Por isso mesmo, projectos de Escola, de Universidade ou de Faculdade em Portugal, tal como entendidos pelo que o mercado pensa ser cada uma destas entidades, só podem, com o regime legal em vigor (Estatuto da Carreira Docente Universitária - ECDU) e a forma de pagamento aos docentes ser puras ilusões. As pessoas unem-se porque os interesses próprios, das suas agendas próprias, assim o determinam. Mas raramente saberão interpretar e muito menos levar à prática o significado de equipa, de dádiva, de construção de qualquer coisas para um bem comum.

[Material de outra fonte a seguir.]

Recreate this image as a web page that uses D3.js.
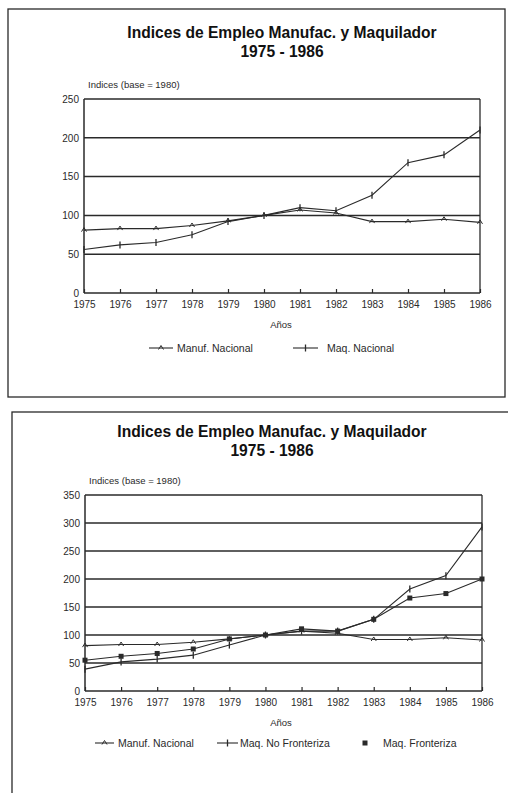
<!DOCTYPE html>
<html>
<head>
<meta charset="utf-8">
<script src="https://cdn.jsdelivr.net/npm/d3@7"></script>
<style>
  html, body { margin: 0; padding: 0; background: #fff; }
  svg { display: block; font-family: "Liberation Sans", Arial, sans-serif; }
</style>
</head>
<body>
<svg id="chart" width="508" height="793"></svg>
<script>
// ---- data ----
const years = [1975, 1976, 1977, 1978, 1979, 1980, 1981, 1982, 1983, 1984, 1985, 1986];
const manufNacional = [81, 83, 83, 87, 93, 100, 107, 103, 92, 92, 95, 91];
const maqNacional = [56, 62, 65, 75, 92, 100, 110, 106, 126, 168, 178, 210];
const maqNoFronteriza = [39, 52, 57, 64, 82, 100, 107, 107, 128, 182, 206, 293];
const maqFronteriza = [55, 62, 67, 75, 93, 100, 111, 107, 128, 166, 174, 200];
const yTicks1 = [0, 50, 100, 150, 200, 250];
const yTicks2 = [0, 50, 100, 150, 200, 250, 300, 350];
const titleLine1 = "Indices de Empleo Manufac. y Maquilador";
const titleLine2 = "1975 - 1986";
const yLabel = "Indices (base = 1980)";
const xLabel = "Años";

const ink = "#2a2a2a";
const svg = d3.select("#chart");

// frames
svg.append("rect").attr("x", 8).attr("y", 9).attr("width", 497).attr("height", 388)
  .attr("fill", "none").attr("stroke", ink).attr("stroke-width", 1.3);
svg.append("rect").attr("x", 12).attr("y", 412).attr("width", 510).attr("height", 400)
  .attr("fill", "none").attr("stroke", ink).attr("stroke-width", 1.3);

function marker(g, type, x, y) {
  if (type === "tri") {
    g.append("path").attr("d", `M${x - 2.5},${y + 1.5} L${x},${y - 2.5} L${x + 2.5},${y + 1.5}`)
      .attr("fill", "none").attr("stroke", ink).attr("stroke-width", 1);
  } else if (type === "plus") {
    g.append("path").attr("d", `M${x},${y - 3.5} V${y + 3.5}`)
      .attr("stroke", ink).attr("stroke-width", 1.3);
  } else if (type === "sq") {
    g.append("rect").attr("x", x - 2.5).attr("y", y - 2.5).attr("width", 5).attr("height", 5)
      .attr("fill", ink);
  }
}

function drawChart(cfg) {
  const g = svg.append("g");
  const x = d3.scaleLinear().domain([years[0], years[years.length - 1]]).range([cfg.left, cfg.right]);
  const y = d3.scaleLinear().domain([0, cfg.yMax]).range([cfg.bottom, cfg.top]);

  // titles
  g.append("text").attr("x", cfg.titleX).attr("y", cfg.titleY).attr("text-anchor", "middle")
    .attr("font-size", 15.6).attr("font-weight", "bold").attr("fill", "#111").text(titleLine1);
  g.append("text").attr("x", cfg.titleX).attr("y", cfg.titleY + 19).attr("text-anchor", "middle")
    .attr("font-size", 15.6).attr("font-weight", "bold").attr("fill", "#111").text(titleLine2);
  g.append("text").attr("x", cfg.left + 4).attr("y", cfg.top - 11)
    .attr("font-size", 9.5).attr("fill", ink).text(yLabel);

  // gridlines
  g.append("g").selectAll("line").data(cfg.yTicks.filter(d => d > 0)).join("line")
    .attr("x1", cfg.left).attr("x2", cfg.right)
    .attr("y1", d => y(d)).attr("y2", d => y(d))
    .attr("stroke", ink).attr("stroke-width", 1.5);

  // axes frame
  g.append("line").attr("x1", cfg.left).attr("x2", cfg.left).attr("y1", cfg.top).attr("y2", cfg.bottom)
    .attr("stroke", ink).attr("stroke-width", 1.5);
  g.append("line").attr("x1", cfg.right).attr("x2", cfg.right).attr("y1", cfg.top).attr("y2", cfg.bottom)
    .attr("stroke", ink).attr("stroke-width", 1.3);
  g.append("line").attr("x1", cfg.left).attr("x2", cfg.right).attr("y1", cfg.bottom).attr("y2", cfg.bottom)
    .attr("stroke", ink).attr("stroke-width", 1.5);

  // y axis labels
  const yAxis = d3.axisLeft(y).tickValues(cfg.yTicks).tickSize(0).tickPadding(5);
  const ya = g.append("g").attr("transform", `translate(${cfg.left},0)`).call(yAxis);
  ya.select(".domain").remove();
  ya.selectAll("text").attr("font-size", 10).attr("fill", ink).attr("font-family", "Liberation Sans, Arial, sans-serif");

  // x axis (inward ticks)
  const xAxis = d3.axisBottom(x).tickValues(years).tickFormat(d3.format("d")).tickSize(-4).tickPadding(8);
  const xa = g.append("g").attr("transform", `translate(0,${cfg.bottom})`).call(xAxis);
  xa.select(".domain").remove();
  xa.selectAll(".tick line").attr("stroke", ink).attr("stroke-width", 1.2);
  xa.selectAll("text").attr("font-size", 10).attr("fill", ink).attr("font-family", "Liberation Sans, Arial, sans-serif");

  g.append("text").attr("x", cfg.xLabelX).attr("y", cfg.bottom + 35).attr("text-anchor", "middle")
    .attr("font-size", 9.5).attr("fill", ink).text(xLabel);

  // series
  const line = d3.line().x((d, i) => x(years[i])).y(d => y(d));
  cfg.series.forEach(s => {
    g.append("path").datum(s.values).attr("d", line)
      .attr("fill", "none").attr("stroke", ink).attr("stroke-width", 1.1);
    s.values.forEach((v, i) => marker(g, s.marker, x(years[i]), y(v)));
  });

  // legend
  cfg.series.forEach(s => {
    const L = s.legend;
    if (s.marker !== "sq") {
      g.append("line").attr("x1", L.x1).attr("x2", L.x2).attr("y1", cfg.legendY).attr("y2", cfg.legendY)
        .attr("stroke", ink).attr("stroke-width", 1.1);
    }
    marker(g, s.marker, (L.x1 + L.x2) / 2, cfg.legendY);
    g.append("text").attr("x", L.tx).attr("y", cfg.legendY + 3.5).attr("font-size", 10.5)
      .attr("fill", ink).text(s.name);
  });
}

drawChart({
  left: 84, right: 480, top: 99, bottom: 293, yMax: 250, yTicks: yTicks1,
  titleX: 282, titleY: 38, xLabelX: 281, legendY: 348,
  series: [
    { name: "Manuf. Nacional", values: manufNacional, marker: "tri", legend: { x1: 149, x2: 173, tx: 177 } },
    { name: "Maq. Nacional", values: maqNacional, marker: "plus", legend: { x1: 293, x2: 318, tx: 327 } }
  ]
});

drawChart({
  left: 85, right: 482, top: 495, bottom: 691, yMax: 350, yTicks: yTicks2,
  titleX: 272, titleY: 437, xLabelX: 281, legendY: 743,
  series: [
    { name: "Manuf. Nacional", values: manufNacional, marker: "tri", legend: { x1: 95, x2: 114, tx: 118 } },
    { name: "Maq. No Fronteriza", values: maqNoFronteriza, marker: "plus", legend: { x1: 217, x2: 238, tx: 240 } },
    { name: "Maq. Fronteriza", values: maqFronteriza, marker: "sq", legend: { x1: 365, x2: 365, tx: 383 } }
  ]
});
</script>
</body>
</html>
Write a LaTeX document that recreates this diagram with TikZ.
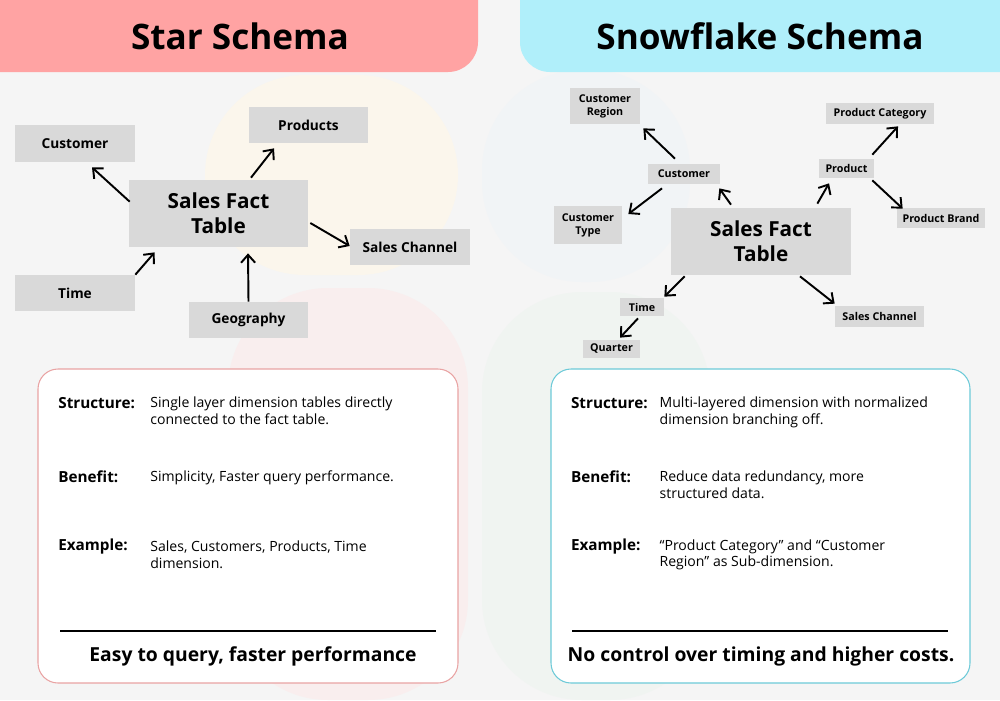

Com isto quero apenas dizer que há apenas um único projecto válido para uma Universidade, para um Escola, para uma Faculdade em Portugal e que é tão simples quanto ter, ir buscar, recrutar os melhores intérpretes individuais. Se se conseguirem as pessoas mais emblemáticas em cada área consegue-se carisma, presença, angariação de projectos, estudantes, publicações, credibilidade, reputação, entre tantas outras coisas. Não de âmbito internacional mas, pelo menos, que dê para aguentar a mediania nacional. E, a menos que mudem as regras, que deviam ter começado por um novo ECDU antes de pensar em Bolonha, todos os projectos de universidades empresa ou universidades empreendedoras (que tanto aprecio) são mera poesia quando confrontados com o individualismo que, queira-se ou não, até é imposto e apadrinhado por lei.